AIM OF THE TASK: Copy word for word the lines in the records below, starting at the line with "Write a Python" and ending at the line with "x_left, x_right = -0.5, len(categories) - 0.5". Skip the pictures.

[Part of a data file]
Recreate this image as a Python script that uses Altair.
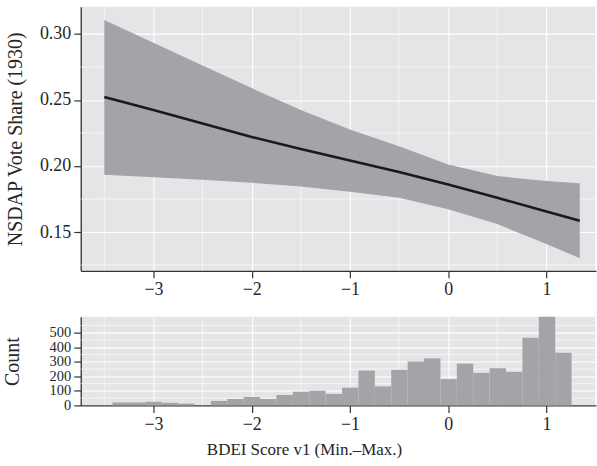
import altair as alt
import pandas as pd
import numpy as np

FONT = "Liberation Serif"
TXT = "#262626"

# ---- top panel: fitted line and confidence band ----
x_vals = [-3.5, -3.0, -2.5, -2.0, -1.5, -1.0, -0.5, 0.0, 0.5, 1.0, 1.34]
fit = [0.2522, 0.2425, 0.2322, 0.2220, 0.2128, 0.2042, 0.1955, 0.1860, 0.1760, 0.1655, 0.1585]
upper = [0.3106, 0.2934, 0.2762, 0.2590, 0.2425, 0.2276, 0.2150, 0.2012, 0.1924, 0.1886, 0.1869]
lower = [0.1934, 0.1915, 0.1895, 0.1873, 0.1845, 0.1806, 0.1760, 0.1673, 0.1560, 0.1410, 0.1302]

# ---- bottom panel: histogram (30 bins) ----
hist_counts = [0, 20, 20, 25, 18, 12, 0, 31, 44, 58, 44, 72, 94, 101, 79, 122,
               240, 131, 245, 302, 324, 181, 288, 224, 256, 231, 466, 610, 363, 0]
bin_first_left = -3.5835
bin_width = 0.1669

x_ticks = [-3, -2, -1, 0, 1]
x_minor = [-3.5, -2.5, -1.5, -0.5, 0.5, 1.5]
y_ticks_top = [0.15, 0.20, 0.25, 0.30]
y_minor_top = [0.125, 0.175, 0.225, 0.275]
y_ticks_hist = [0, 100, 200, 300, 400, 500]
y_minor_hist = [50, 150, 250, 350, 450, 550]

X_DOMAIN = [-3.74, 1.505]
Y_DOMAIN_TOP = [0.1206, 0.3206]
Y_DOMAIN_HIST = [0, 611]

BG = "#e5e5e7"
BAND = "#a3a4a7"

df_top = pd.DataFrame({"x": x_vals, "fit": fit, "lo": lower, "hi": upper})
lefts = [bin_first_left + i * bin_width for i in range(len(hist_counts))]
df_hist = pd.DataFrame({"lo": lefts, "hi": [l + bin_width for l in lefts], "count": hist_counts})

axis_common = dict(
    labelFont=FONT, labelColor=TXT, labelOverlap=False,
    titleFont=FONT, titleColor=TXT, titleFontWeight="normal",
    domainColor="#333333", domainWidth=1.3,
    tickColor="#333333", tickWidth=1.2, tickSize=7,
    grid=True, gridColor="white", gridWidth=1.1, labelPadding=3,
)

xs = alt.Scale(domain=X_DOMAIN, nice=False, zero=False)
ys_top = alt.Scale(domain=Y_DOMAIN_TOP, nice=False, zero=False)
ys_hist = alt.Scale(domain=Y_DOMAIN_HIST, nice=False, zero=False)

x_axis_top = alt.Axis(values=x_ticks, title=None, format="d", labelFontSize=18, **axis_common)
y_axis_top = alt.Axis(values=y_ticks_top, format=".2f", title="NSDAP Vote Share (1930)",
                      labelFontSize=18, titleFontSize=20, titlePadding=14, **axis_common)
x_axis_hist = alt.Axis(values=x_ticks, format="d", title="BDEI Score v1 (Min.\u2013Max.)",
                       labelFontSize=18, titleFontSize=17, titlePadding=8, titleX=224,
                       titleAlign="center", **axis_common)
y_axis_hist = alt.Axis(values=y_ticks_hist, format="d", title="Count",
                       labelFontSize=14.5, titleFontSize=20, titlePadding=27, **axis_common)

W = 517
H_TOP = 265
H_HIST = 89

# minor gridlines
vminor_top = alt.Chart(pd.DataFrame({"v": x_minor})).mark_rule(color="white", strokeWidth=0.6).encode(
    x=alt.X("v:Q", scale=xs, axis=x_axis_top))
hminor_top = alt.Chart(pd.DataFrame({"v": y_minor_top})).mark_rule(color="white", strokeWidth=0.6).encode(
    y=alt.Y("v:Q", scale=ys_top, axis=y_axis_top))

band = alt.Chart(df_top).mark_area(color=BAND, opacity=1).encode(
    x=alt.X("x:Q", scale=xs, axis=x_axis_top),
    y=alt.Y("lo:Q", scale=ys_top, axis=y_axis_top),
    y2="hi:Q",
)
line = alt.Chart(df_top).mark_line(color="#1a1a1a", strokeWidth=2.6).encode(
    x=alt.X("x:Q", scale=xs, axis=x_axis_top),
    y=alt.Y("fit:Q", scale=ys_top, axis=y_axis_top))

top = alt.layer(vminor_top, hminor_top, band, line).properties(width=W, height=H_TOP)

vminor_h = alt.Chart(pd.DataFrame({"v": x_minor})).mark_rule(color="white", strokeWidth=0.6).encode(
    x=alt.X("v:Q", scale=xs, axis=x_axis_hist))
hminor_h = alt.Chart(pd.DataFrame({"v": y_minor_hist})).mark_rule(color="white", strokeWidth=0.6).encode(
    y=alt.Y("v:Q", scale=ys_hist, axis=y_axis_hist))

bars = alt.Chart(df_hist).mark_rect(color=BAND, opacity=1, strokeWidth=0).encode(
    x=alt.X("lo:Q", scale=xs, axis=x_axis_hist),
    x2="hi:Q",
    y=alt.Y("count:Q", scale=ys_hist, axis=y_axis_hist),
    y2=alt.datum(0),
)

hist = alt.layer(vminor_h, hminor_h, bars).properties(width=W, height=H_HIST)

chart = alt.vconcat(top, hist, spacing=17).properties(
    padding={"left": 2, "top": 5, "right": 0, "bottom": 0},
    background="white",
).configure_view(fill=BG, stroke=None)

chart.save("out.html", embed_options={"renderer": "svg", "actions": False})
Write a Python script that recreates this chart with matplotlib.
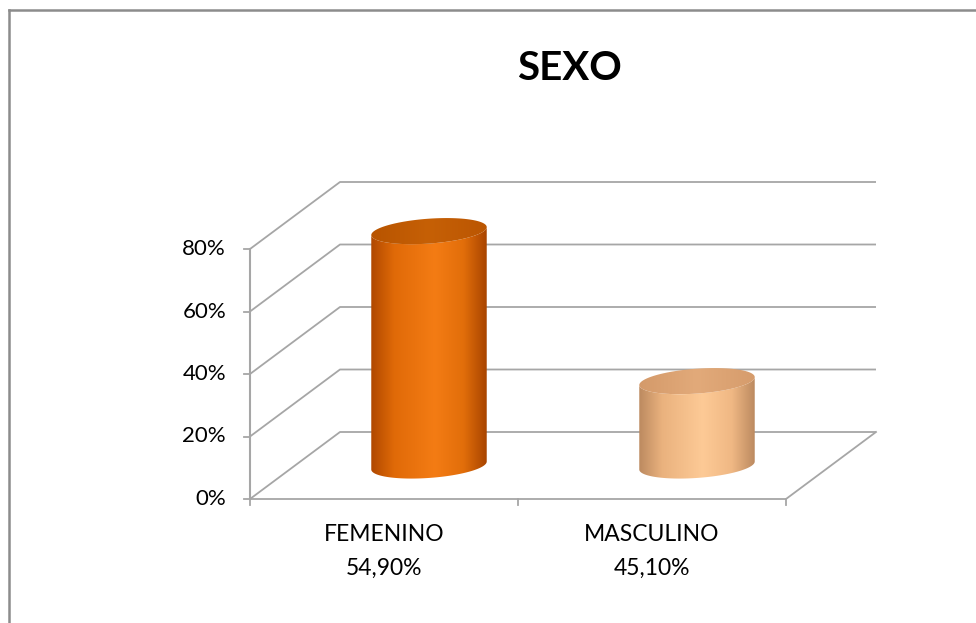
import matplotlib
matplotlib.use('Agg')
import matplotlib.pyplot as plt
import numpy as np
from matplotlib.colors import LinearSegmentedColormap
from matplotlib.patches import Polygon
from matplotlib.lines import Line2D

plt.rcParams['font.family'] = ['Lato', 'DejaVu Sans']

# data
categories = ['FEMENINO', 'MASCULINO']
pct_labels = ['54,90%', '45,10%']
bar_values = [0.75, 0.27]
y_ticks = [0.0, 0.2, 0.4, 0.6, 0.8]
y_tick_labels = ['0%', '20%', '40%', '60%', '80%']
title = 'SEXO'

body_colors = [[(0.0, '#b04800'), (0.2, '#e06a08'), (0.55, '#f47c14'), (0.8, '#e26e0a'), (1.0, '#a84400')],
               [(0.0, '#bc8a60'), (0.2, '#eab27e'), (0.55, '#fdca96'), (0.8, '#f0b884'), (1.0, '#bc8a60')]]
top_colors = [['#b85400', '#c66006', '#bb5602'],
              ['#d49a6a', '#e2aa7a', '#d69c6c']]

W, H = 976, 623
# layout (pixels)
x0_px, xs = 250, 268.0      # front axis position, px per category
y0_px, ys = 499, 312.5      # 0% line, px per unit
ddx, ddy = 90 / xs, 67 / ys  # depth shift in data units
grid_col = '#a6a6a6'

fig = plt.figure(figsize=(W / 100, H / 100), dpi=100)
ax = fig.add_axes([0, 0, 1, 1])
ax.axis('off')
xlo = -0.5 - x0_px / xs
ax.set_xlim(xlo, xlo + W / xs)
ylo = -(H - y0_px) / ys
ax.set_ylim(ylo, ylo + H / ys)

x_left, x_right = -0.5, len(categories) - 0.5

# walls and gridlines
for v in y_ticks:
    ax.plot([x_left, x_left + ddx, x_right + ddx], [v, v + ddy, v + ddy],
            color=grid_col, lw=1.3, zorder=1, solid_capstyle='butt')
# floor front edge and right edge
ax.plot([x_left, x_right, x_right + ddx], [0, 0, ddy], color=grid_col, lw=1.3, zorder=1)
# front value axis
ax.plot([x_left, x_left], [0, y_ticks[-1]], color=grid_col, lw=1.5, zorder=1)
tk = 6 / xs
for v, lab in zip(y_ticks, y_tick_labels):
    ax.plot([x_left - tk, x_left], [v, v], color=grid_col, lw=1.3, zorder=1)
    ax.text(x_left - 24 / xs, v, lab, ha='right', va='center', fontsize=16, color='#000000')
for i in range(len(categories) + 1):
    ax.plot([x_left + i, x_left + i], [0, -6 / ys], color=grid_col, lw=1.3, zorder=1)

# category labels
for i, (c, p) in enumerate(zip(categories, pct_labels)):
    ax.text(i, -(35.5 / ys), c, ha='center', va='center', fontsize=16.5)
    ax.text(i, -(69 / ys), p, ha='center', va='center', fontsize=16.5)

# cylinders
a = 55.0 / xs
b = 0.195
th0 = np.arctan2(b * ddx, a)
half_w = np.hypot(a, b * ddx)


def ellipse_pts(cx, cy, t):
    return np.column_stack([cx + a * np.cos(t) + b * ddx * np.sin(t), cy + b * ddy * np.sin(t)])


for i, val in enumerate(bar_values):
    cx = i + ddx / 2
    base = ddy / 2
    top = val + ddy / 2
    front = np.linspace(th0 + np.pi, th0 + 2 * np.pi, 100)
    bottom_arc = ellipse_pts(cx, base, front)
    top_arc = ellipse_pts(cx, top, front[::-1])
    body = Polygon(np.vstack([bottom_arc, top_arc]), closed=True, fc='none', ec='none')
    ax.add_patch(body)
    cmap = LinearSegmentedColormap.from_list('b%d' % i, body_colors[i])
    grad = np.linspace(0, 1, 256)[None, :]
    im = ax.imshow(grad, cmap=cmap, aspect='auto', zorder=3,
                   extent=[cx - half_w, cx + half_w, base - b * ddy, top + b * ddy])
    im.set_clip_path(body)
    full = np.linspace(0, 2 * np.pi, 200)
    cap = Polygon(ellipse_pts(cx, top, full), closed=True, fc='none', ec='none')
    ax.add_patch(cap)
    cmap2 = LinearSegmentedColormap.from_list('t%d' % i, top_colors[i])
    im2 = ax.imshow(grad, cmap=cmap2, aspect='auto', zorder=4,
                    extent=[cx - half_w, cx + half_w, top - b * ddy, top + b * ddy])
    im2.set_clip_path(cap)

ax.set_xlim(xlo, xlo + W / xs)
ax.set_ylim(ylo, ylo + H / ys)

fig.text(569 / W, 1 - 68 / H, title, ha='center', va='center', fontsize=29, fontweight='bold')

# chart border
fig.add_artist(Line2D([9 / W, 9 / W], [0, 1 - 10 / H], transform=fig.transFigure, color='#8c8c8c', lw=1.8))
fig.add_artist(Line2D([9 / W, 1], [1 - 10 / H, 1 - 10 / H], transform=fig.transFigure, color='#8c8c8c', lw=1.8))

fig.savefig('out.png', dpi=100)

RESULT FOR THIS TASK:
Write a Python script that recreates this chart with matplotlib.
import matplotlib
matplotlib.use('Agg')
import matplotlib.pyplot as plt
import numpy as np
from matplotlib.colors import LinearSegmentedColormap
from matplotlib.patches import Polygon
from matplotlib.lines import Line2D

plt.rcParams['font.family'] = ['Lato', 'DejaVu Sans']

# data
categories = ['FEMENINO', 'MASCULINO']
pct_labels = ['54,90%', '45,10%']
bar_values = [0.75, 0.27]
y_ticks = [0.0, 0.2, 0.4, 0.6, 0.8]
y_tick_labels = ['0%', '20%', '40%', '60%', '80%']
title = 'SEXO'

body_colors = [[(0.0, '#b04800'), (0.2, '#e06a08'), (0.55, '#f47c14'), (0.8, '#e26e0a'), (1.0, '#a84400')],
               [(0.0, '#bc8a60'), (0.2, '#eab27e'), (0.55, '#fdca96'), (0.8, '#f0b884'), (1.0, '#bc8a60')]]
top_colors = [['#b85400', '#c66006', '#bb5602'],
              ['#d49a6a', '#e2aa7a', '#d69c6c']]

W, H = 976, 623
# layout (pixels)
x0_px, xs = 250, 268.0      # front axis position, px per category
y0_px, ys = 499, 312.5      # 0% line, px per unit
ddx, ddy = 90 / xs, 67 / ys  # depth shift in data units
grid_col = '#a6a6a6'

fig = plt.figure(figsize=(W / 100, H / 100), dpi=100)
ax = fig.add_axes([0, 0, 1, 1])
ax.axis('off')
xlo = -0.5 - x0_px / xs
ax.set_xlim(xlo, xlo + W / xs)
ylo = -(H - y0_px) / ys
ax.set_ylim(ylo, ylo + H / ys)

x_left, x_right = -0.5, len(categories) - 0.5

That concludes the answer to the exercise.